[start of Collected data]

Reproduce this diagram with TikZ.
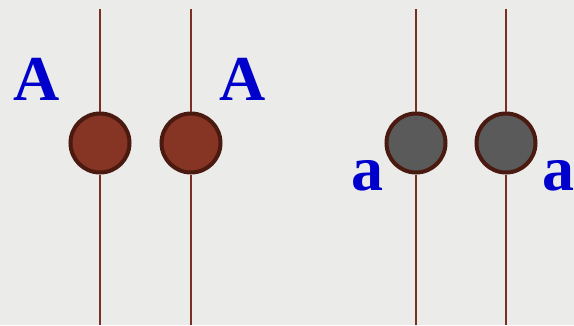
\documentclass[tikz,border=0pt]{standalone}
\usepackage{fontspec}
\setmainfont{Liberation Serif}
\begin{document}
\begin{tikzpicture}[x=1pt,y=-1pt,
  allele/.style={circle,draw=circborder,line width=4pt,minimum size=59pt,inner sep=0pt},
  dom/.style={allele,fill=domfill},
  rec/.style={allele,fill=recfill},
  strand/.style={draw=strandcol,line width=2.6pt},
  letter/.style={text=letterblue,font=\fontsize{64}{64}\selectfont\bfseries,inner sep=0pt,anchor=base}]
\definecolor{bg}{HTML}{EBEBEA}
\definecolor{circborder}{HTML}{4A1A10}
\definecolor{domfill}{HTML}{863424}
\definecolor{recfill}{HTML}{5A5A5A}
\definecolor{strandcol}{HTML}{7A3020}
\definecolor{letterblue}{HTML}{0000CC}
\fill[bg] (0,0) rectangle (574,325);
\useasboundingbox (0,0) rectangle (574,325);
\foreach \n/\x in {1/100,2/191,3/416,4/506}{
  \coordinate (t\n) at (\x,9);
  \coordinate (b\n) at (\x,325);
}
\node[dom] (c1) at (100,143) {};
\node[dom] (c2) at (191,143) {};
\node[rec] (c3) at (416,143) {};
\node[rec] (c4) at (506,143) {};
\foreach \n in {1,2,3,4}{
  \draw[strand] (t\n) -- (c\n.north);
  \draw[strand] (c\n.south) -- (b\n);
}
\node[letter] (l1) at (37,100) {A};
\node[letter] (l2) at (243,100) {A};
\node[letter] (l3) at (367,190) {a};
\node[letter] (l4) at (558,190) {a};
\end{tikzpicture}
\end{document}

[end of Collected data]

Instructions to follow »
In the copy, include no pictures; restate the listing above exactly.

Response »
Reproduce this diagram with TikZ.
\documentclass[tikz,border=0pt]{standalone}
\usepackage{fontspec}
\setmainfont{Liberation Serif}
\begin{document}
\begin{tikzpicture}[x=1pt,y=-1pt,
  allele/.style={circle,draw=circborder,line width=4pt,minimum size=59pt,inner sep=0pt},
  dom/.style={allele,fill=domfill},
  rec/.style={allele,fill=recfill},
  strand/.style={draw=strandcol,line width=2.6pt},
  letter/.style={text=letterblue,font=\fontsize{64}{64}\selectfont\bfseries,inner sep=0pt,anchor=base}]
\definecolor{bg}{HTML}{EBEBEA}
\definecolor{circborder}{HTML}{4A1A10}
\definecolor{domfill}{HTML}{863424}
\definecolor{recfill}{HTML}{5A5A5A}
\definecolor{strandcol}{HTML}{7A3020}
\definecolor{letterblue}{HTML}{0000CC}
\fill[bg] (0,0) rectangle (574,325);
\useasboundingbox (0,0) rectangle (574,325);
\foreach \n/\x in {1/100,2/191,3/416,4/506}{
  \coordinate (t\n) at (\x,9);
  \coordinate (b\n) at (\x,325);
}
\node[dom] (c1) at (100,143) {};
\node[dom] (c2) at (191,143) {};
\node[rec] (c3) at (416,143) {};
\node[rec] (c4) at (506,143) {};
\foreach \n in {1,2,3,4}{
  \draw[strand] (t\n) -- (c\n.north);
  \draw[strand] (c\n.south) -- (b\n);
}
\node[letter] (l1) at (37,100) {A};
\node[letter] (l2) at (243,100) {A};
\node[letter] (l3) at (367,190) {a};
\node[letter] (l4) at (558,190) {a};
\end{tikzpicture}
\end{document}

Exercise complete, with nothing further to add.